◆ Records to use:

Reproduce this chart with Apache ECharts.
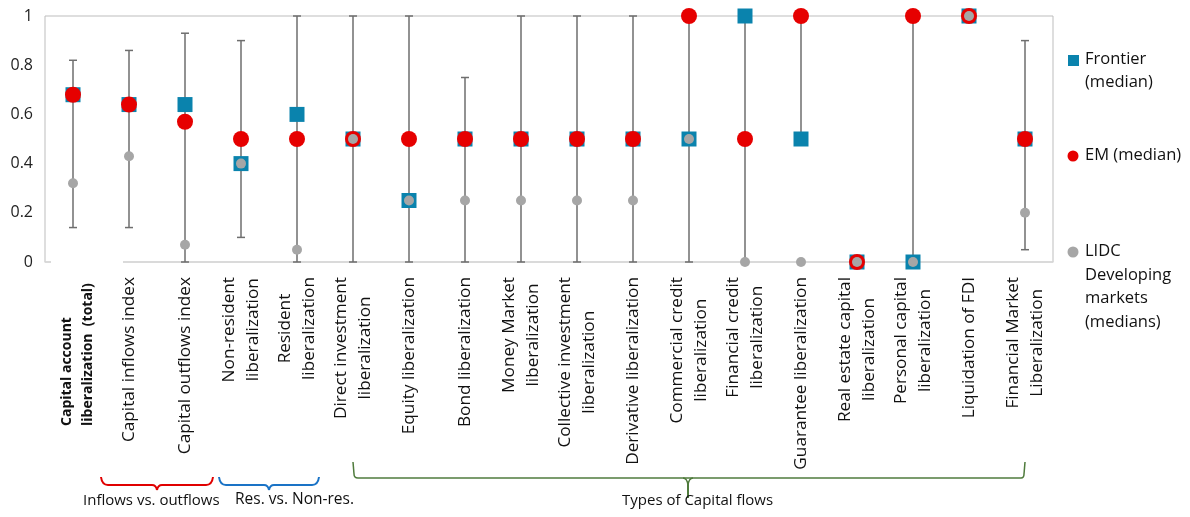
<!DOCTYPE html>
<html>
<head>
<meta charset="utf-8">
<script src="https://cdn.jsdelivr.net/npm/echarts@6/dist/echarts.min.js"></script>
<style>
  html, body { margin: 0; padding: 0; background: #fff; }
  #chart { width: 1190px; height: 517px; }
</style>
</head>
<body>
<div id="chart"></div>
<script>
// categories (line breaks as in the original labels)
var categories = [
    'Capital account\nliberalization  (total)',
    'Capital inflows index',
    'Capital outflows index',
    'Non-resident\nliberalization',
    'Resident\nliberalization',
    'Direct investment\nliberalization',
    'Equity liberalization',
    'Bond liberalization',
    'Money Market\nliberalization',
    'Collective investment\nliberalization',
    'Derivative liberalization',
    'Commercial credit\nliberalization',
    'Financial credit\nliberalization',
    'Guarantee liberalization',
    'Real estate capital\nliberalization',
    'Personal capital\nliberalization',
    'Liquidation of FDI',
    'Financial Market\nLiberalization'
];

var frontier = [0.68, 0.64, 0.64, 0.40, 0.60, 0.50, 0.25, 0.50, 0.50, 0.50, 0.50, 0.50, 1.00, 0.50, 0.00, 0.00, 1.00, 0.50];
var em       = [0.68, 0.64, 0.57, 0.50, 0.50, 0.50, 0.50, 0.50, 0.50, 0.50, 0.50, 1.00, 0.50, 1.00, 0.00, 1.00, 1.00, 0.50];
var lidc     = [0.32, 0.43, 0.07, 0.40, 0.05, 0.50, 0.25, 0.25, 0.25, 0.25, 0.25, 0.50, 0.00, 0.00, 0.00, 0.00, 1.00, 0.20];

// range bars (min / max), null = no bar
var rangeLow  = [0.14, 0.14, 0.00, 0.10, 0.00, 0.00, 0.00, 0.00, 0.00, 0.00, 0.00, 0.00, 0.00, 0.50, null, 0.00, null, 0.05];
var rangeHigh = [0.82, 0.86, 0.93, 0.90, 1.00, 1.00, 1.00, 0.75, 1.00, 1.00, 1.00, 1.00, 1.00, 1.00, null, 1.00, null, 0.90];

var yTicks = [0, 0.2, 0.4, 0.6, 0.8, 1];

var FONT = '"Open Sans", "Noto Sans", sans-serif';
var LABEL_FONT = '17.2px ' + FONT;
var BOLD_FONT = 'bold 14px ' + FONT;
var TEAL = '#0a83ad';
var RED = '#e60000';
var GREY = '#a6a6a6';
var INK = '#111';

var rangeData = [];
categories.forEach(function (c, i) {
    if (rangeLow[i] !== null) {
        rangeData.push([i, rangeLow[i], rangeHigh[i]]);
    }
});

function renderRange(params, api) {
    var lo = api.coord([api.value(0), api.value(1)]);
    var hi = api.coord([api.value(0), api.value(2)]);
    var cap = 4;
    var st = {stroke: '#6e6e6e', lineWidth: 1.5};
    return {
        type: 'group',
        children: [
            {type: 'line', shape: {x1: lo[0], y1: lo[1], x2: hi[0], y2: hi[1]}, style: st},
            {type: 'line', shape: {x1: lo[0] - cap, y1: lo[1], x2: lo[0] + cap, y2: lo[1]}, style: st},
            {type: 'line', shape: {x1: hi[0] - cap, y1: hi[1], x2: hi[0] + cap, y2: hi[1]}, style: st}
        ]
    };
}

// rotated category labels: lines centred on each other, block hanging under the axis
var measureCtx = document.createElement('canvas').getContext('2d');
function textWidth(s, font) {
    measureCtx.font = font;
    return measureCtx.measureText(s).width;
}

function renderCategoryLabel(params, api) {
    var i = api.value(0);
    var base = api.coord([i, 0]);
    var lines = categories[i].split('\n');
    var children = [];
    if (i === 0) {
        // bold total label, lines start at the same height
        var step0 = 21;
        lines.forEach(function (s, j) {
            children.push({
                type: 'text',
                x: base[0] + 5 + (j - (lines.length - 1) / 2) * step0,
                y: base[1] + 164,
                rotation: Math.PI / 2,
                style: {text: s, font: BOLD_FONT, fill: INK, align: 'left', verticalAlign: 'middle'}
            });
        });
    } else {
        var step = 24.5;
        var maxW = Math.max.apply(null, lines.map(function (s) { return textWidth(s, LABEL_FONT); }));
        lines.forEach(function (s, j) {
            children.push({
                type: 'text',
                x: base[0] + (j - (lines.length - 1) / 2) * step,
                y: base[1] + 15 + maxW / 2,
                rotation: Math.PI / 2,
                style: {text: s, font: LABEL_FONT, fill: INK, align: 'center', verticalAlign: 'middle'}
            });
        });
    }
    return {type: 'group', children: children};
}

// curly brace under a group of categories, built from lines and curves
function brace(x1, x2, xm, yTop, yLine, yTip, color, width) {
    var st = {stroke: color, lineWidth: width, fill: null};
    var r = 7;
    return [
        {type: 'bezierCurve', shape: {x1: x1, y1: yTop, x2: x1 + r, y2: yLine, cpx1: x1 + 1, cpy1: yLine}, style: st},
        {type: 'line', shape: {x1: x1 + r, y1: yLine, x2: xm - 5, y2: yLine}, style: st},
        {type: 'bezierCurve', shape: {x1: xm - 5, y1: yLine, x2: xm, y2: yTip, cpx1: xm - 1, cpy1: yLine}, style: st},
        {type: 'bezierCurve', shape: {x1: xm, y1: yTip, x2: xm + 5, y2: yLine, cpx1: xm + 1, cpy1: yLine}, style: st},
        {type: 'line', shape: {x1: xm + 5, y1: yLine, x2: x2 - r, y2: yLine}, style: st},
        {type: 'bezierCurve', shape: {x1: x2 - r, y1: yLine, x2: x2, y2: yTop, cpx1: x2 - 1, cpy1: yLine}, style: st}
    ];
}

var green = '#4f7b3c';
var graphics = [
    // gap in the bottom axis line behind the bold label
    {type: 'rect', shape: {x: 51, y: 259, width: 72, height: 6}, style: {fill: '#fff'}, z: 10},

    // legend
    {type: 'rect', shape: {x: 1068, y: 55, width: 11, height: 11}, style: {fill: TEAL}},
    {type: 'text', x: 1085, y: 48, style: {text: 'Frontier\n(median)', font: '16.5px ' + FONT, fill: INK, lineHeight: 23}},
    {type: 'circle', shape: {cx: 1073, cy: 156, r: 5.5}, style: {fill: RED}},
    {type: 'text', x: 1085, y: 144, style: {text: 'EM (median)', font: '16.5px ' + FONT, fill: INK, lineHeight: 23}},
    {type: 'circle', shape: {cx: 1073, cy: 252, r: 5.5}, style: {fill: GREY}},
    {type: 'text', x: 1085, y: 240, style: {text: 'LIDC\nDeveloping\nmarkets\n(medians)', font: '16.5px ' + FONT, fill: INK, lineHeight: 23.5}},

    // green bracket (Types of Capital flows)
    {type: 'line', shape: {x1: 353, y1: 462, x2: 354, y2: 474}, style: {stroke: green, lineWidth: 1.5}},
    {type: 'bezierCurve', shape: {x1: 354, y1: 474, x2: 358, y2: 478, cpx1: 354, cpy1: 478}, style: {stroke: green, lineWidth: 1.5, fill: null}},
    {type: 'line', shape: {x1: 358, y1: 478, x2: 1021, y2: 478}, style: {stroke: green, lineWidth: 1.5}},
    {type: 'bezierCurve', shape: {x1: 1021, y1: 478, x2: 1024, y2: 474, cpx1: 1024, cpy1: 478}, style: {stroke: green, lineWidth: 1.5, fill: null}},
    {type: 'line', shape: {x1: 1024, y1: 474, x2: 1025, y2: 462}, style: {stroke: green, lineWidth: 1.5}},
    {type: 'bezierCurve', shape: {x1: 683, y1: 478, x2: 688, y2: 485, cpx1: 687, cpy1: 478}, style: {stroke: green, lineWidth: 1.5, fill: null}},
    {type: 'bezierCurve', shape: {x1: 693, y1: 478, x2: 688, y2: 485, cpx1: 689, cpy1: 478}, style: {stroke: green, lineWidth: 1.5, fill: null}},
    {type: 'line', shape: {x1: 688, y1: 484, x2: 688, y2: 498}, style: {stroke: green, lineWidth: 2}},

    {type: 'text', x: 83, y: 493, style: {text: 'Inflows vs. outflows', font: '15px ' + FONT, fill: INK}},
    {type: 'text', x: 235, y: 492, style: {text: 'Res. vs. Non-res.', font: '15.5px ' + FONT, fill: INK}},
    {type: 'text', x: 622, y: 493, style: {text: 'Types of Capital flows', font: '15px ' + FONT, fill: INK}}
]
    .concat(brace(101, 213, 157, 477, 485, 490, '#e00000', 2))
    .concat(brace(219, 319, 269, 477, 485, 490, '#1a73c6', 2));

var chart = echarts.init(document.getElementById('chart'));

chart.setOption({
    animation: false,
    backgroundColor: '#fff',
    grid: {
        left: 45,
        right: 137,
        top: 16,
        bottom: 255,
        show: true,
        borderColor: '#bdbdbd',
        borderWidth: 1
    },
    xAxis: {
        type: 'category',
        data: categories,
        boundaryGap: true,
        axisLine: {lineStyle: {color: '#d9d9d9', width: 1.5}},
        axisTick: {show: false},
        axisLabel: {show: false}
    },
    yAxis: {
        type: 'value',
        min: 0,
        max: 1,
        interval: 0.2,
        axisLine: {show: false},
        axisTick: {show: false},
        splitLine: {show: false},
        axisLabel: {
            margin: 12,
            fontFamily: FONT,
            fontSize: 16,
            color: '#222',
            formatter: function (v) {
                var t = yTicks.filter(function (x) { return Math.abs(x - v) < 1e-6; })[0];
                return t === undefined ? '' : String(t);
            }
        }
    },
    series: [
        {
            name: 'labels',
            type: 'custom',
            renderItem: renderCategoryLabel,
            data: categories.map(function (c, i) { return [i, 0]; }),
            clip: false,
            silent: true,
            z: 1
        },
        {
            name: 'range',
            type: 'custom',
            renderItem: renderRange,
            data: rangeData,
            z: 2,
            silent: true
        },
        {
            name: 'Frontier (median)',
            type: 'scatter',
            symbol: 'rect',
            symbolSize: 15,
            itemStyle: {color: TEAL, opacity: 1},
            data: frontier,
            z: 3
        },
        {
            name: 'EM (median)',
            type: 'scatter',
            symbol: 'circle',
            symbolSize: 16,
            itemStyle: {color: RED, opacity: 1},
            data: em,
            z: 4
        },
        {
            name: 'LIDC Developing markets (medians)',
            type: 'scatter',
            symbol: 'circle',
            symbolSize: 10,
            itemStyle: {color: GREY, opacity: 1},
            data: lidc,
            z: 5
        }
    ],
    graphic: graphics
});
</script>
</body>
</html>
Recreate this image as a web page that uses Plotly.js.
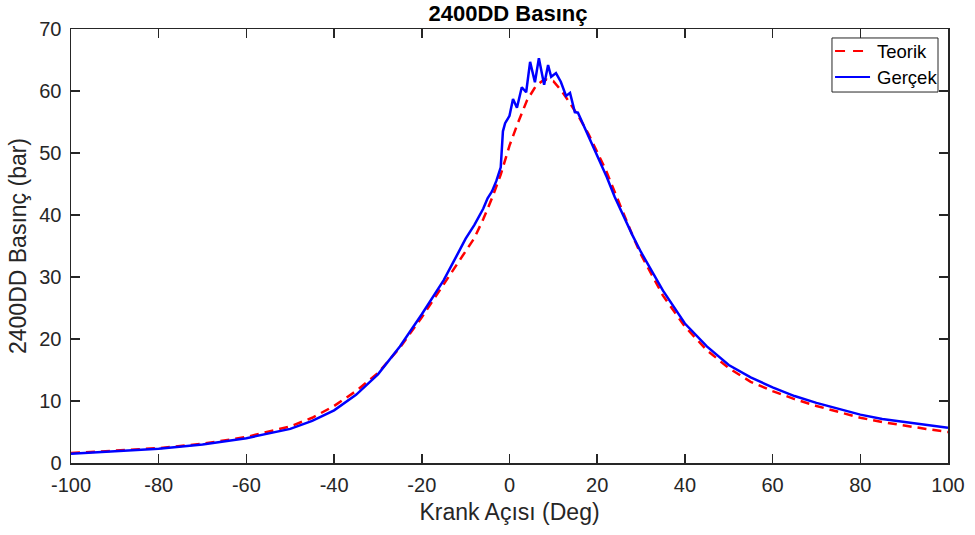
<!DOCTYPE html>
<html>
<head>
<meta charset="utf-8">
<script src="https://cdn.plot.ly/plotly-3.0.1.min.js"></script>
<style>html,body{margin:0;padding:0;background:#fff;}#chart{width:975px;height:535px;}</style>
</head>
<body>
<div id="chart"></div>
<script>
const teorikX = [-100,-90,-80,-70,-60,-50,-45,-40,-35,-30,-25,-20,-15,-10,-8,-6,-4,-2,0,2,4,6,8,10,12,14,16,18,20,22,24,26,28,30,35,40,45,50,55,60,65,70,75,80,85,90,95,100];
const teorikY = [1.6,2.0,2.4,3.1,4.2,5.9,7.3,9.2,11.6,14.5,18.6,23.5,28.8,34.2,36.3,39.3,42.7,46.5,51.2,55.0,58.5,60.8,61.9,61.6,59.9,57.8,55.6,53.1,50.2,47.2,43.7,40.2,36.8,33.6,27.0,22.0,18.2,15.3,13.1,11.6,10.3,9.2,8.2,7.3,6.6,6.0,5.5,5.0];
const gercekX = [-100,-90,-80,-70,-60,-50,-45,-40,-35,-30,-25,-20,-15,-12,-10,-8,-6,-5,-4,-3,-2,-1.5,-1,0,0.8,1.7,2.8,3.8,4.7,5.8,6.7,7.9,8.8,9.5,10.6,11.7,12.9,13.8,14.9,15.6,17.7,20,22.2,24,26,28,30,35,40,45,50,55,60,65,70,75,80,85,90,95,100];
const gercekY = [1.5,1.9,2.3,3.0,4.0,5.5,6.8,8.5,11.0,14.3,18.8,24.0,29.5,33.5,36.2,38.4,41.0,42.7,43.8,45.5,47.7,53.5,54.8,56.0,58.7,57.3,60.6,59.8,64.7,61.4,65.3,61.0,64.2,62.3,62.9,61.5,59.2,59.7,56.6,56.5,53.2,49.7,46.1,42.9,39.8,36.8,34.0,27.8,22.5,18.8,15.8,13.8,12.2,10.8,9.7,8.7,7.8,7.1,6.6,6.1,5.7];
const xTicks = [-100,-80,-60,-40,-20,0,20,40,60,80,100];
const yTicks = [0,10,20,30,40,50,60,70];
const seriesNames = ['Teorik', 'Gerçek'];

const font = 'Liberation Sans, Arial, Helvetica, sans-serif';
const axisCommon = {
  showline: true, linecolor: '#262626', linewidth: 1.5, mirror: 'allticks',
  ticks: 'inside', ticklen: 9, tickwidth: 1.5, tickcolor: '#262626',
  showgrid: false, zeroline: false,
  tickfont: {family: font, size: 20, color: '#262626'}
};
const styles = [
  {color: '#ff0000', width: 2.5, dash: '9px,6px'},
  {color: '#0000ff', width: 2.5}
];

const data = [
  {x: teorikX, y: teorikY, name: seriesNames[0], type: 'scatter', mode: 'lines', line: styles[0], showlegend: false},
  {x: gercekX, y: gercekY, name: seriesNames[1], type: 'scatter', mode: 'lines', line: styles[1], showlegend: false}
];

// custom legend box (MATLAB style), positioned in paper coordinates
const legBox = {x0: 0.8677, x1: 0.9886, y0: 0.8548, y1: 0.9793};
const rowY = [0.9493, 0.8894];
const shapes = [
  {type: 'rect', xref: 'paper', yref: 'paper', x0: legBox.x0, x1: legBox.x1, y0: legBox.y0, y1: legBox.y1,
   line: {color: '#262626', width: 1}, fillcolor: '#ffffff', layer: 'above'}
];
const annotations = [];
seriesNames.forEach((n, i) => {
  shapes.push({type: 'line', xref: 'paper', yref: 'paper', x0: 0.8712, x1: 0.9111, y0: rowY[i], y1: rowY[i],
    line: {color: styles[i].color, width: 2, dash: styles[i].dash ? '10px,8px' : 'solid'}, layer: 'above'});
  annotations.push({xref: 'paper', yref: 'paper', x: 0.9168, y: rowY[i], xanchor: 'left', yanchor: 'middle',
    text: n, showarrow: false, font: {family: font, size: 18.5, color: '#000'}});
});

const layout = {
  width: 975, height: 535,
  margin: {l: 71, r: 27, t: 29, b: 72},
  paper_bgcolor: '#fff', plot_bgcolor: '#fff',
  title: {text: '<b>2400DD Basınç</b>', font: {family: font, size: 22, color: '#000'}, x: 0.521, xanchor: 'center', y: 0.976, yanchor: 'middle'},
  xaxis: Object.assign({}, axisCommon, {range: [-100, 100], tickvals: xTicks, ticktext: xTicks.map(String),
    ticklabelstandoff: 3,
    title: {text: 'Krank Açısı (Deg)', font: {family: font, size: 23, color: '#262626'}, standoff: 9}}),
  yaxis: Object.assign({}, axisCommon, {range: [0, 70], tickvals: yTicks, ticktext: yTicks.map(String),
    ticklabelstandoff: 4,
    title: {text: '2400DD Basınç (bar)', font: {family: font, size: 23, color: '#262626'}, standoff: 6}}),
  shapes: shapes,
  annotations: annotations,
  showlegend: false
};

Plotly.newPlot('chart', data, layout, {staticPlot: true, displayModeBar: false});
</script>
</body>
</html>
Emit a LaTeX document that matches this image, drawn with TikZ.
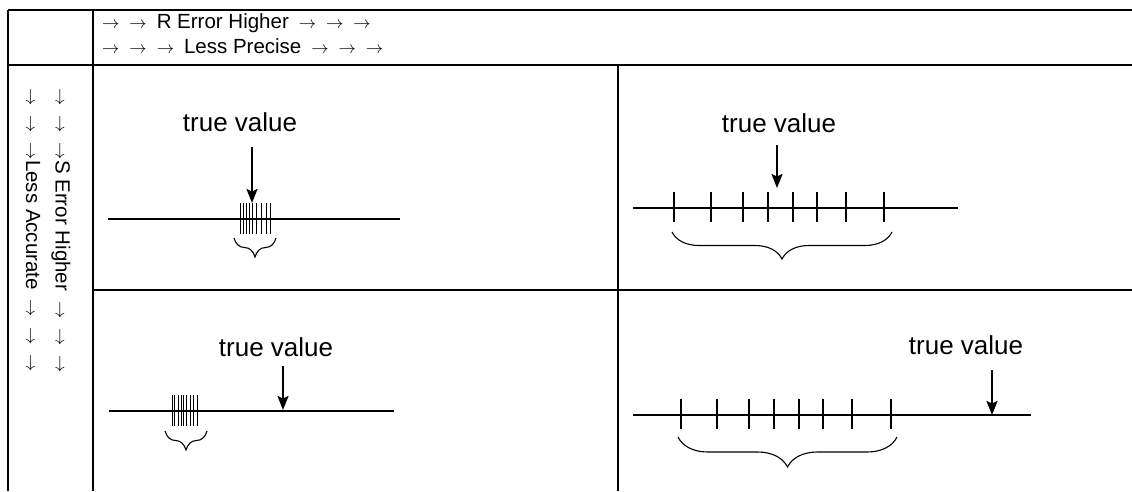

◆ Problem requirements: Begin with the first line of the records and repeat every line up to the one with "0.00, 1.00, 0.20];", counting that line too. Pictures are not part of the copy.

◆ The answer:
Reproduce this chart with Apache ECharts.
<!DOCTYPE html>
<html>
<head>
<meta charset="utf-8">
<script src="https://cdn.jsdelivr.net/npm/echarts@6/dist/echarts.min.js"></script>
<style>
  html, body { margin: 0; padding: 0; background: #fff; }
  #chart { width: 1190px; height: 517px; }
</style>
</head>
<body>
<div id="chart"></div>
<script>
// categories (line breaks as in the original labels)
var categories = [
    'Capital account\nliberalization  (total)',
    'Capital inflows index',
    'Capital outflows index',
    'Non-resident\nliberalization',
    'Resident\nliberalization',
    'Direct investment\nliberalization',
    'Equity liberalization',
    'Bond liberalization',
    'Money Market\nliberalization',
    'Collective investment\nliberalization',
    'Derivative liberalization',
    'Commercial credit\nliberalization',
    'Financial credit\nliberalization',
    'Guarantee liberalization',
    'Real estate capital\nliberalization',
    'Personal capital\nliberalization',
    'Liquidation of FDI',
    'Financial Market\nLiberalization'
];

var frontier = [0.68, 0.64, 0.64, 0.40, 0.60, 0.50, 0.25, 0.50, 0.50, 0.50, 0.50, 0.50, 1.00, 0.50, 0.00, 0.00, 1.00, 0.50];
var em       = [0.68, 0.64, 0.57, 0.50, 0.50, 0.50, 0.50, 0.50, 0.50, 0.50, 0.50, 1.00, 0.50, 1.00, 0.00, 1.00, 1.00, 0.50];
var lidc     = [0.32, 0.43, 0.07, 0.40, 0.05, 0.50, 0.25, 0.25, 0.25, 0.25, 0.25, 0.50, 0.00, 0.00, 0.00, 0.00, 1.00, 0.20];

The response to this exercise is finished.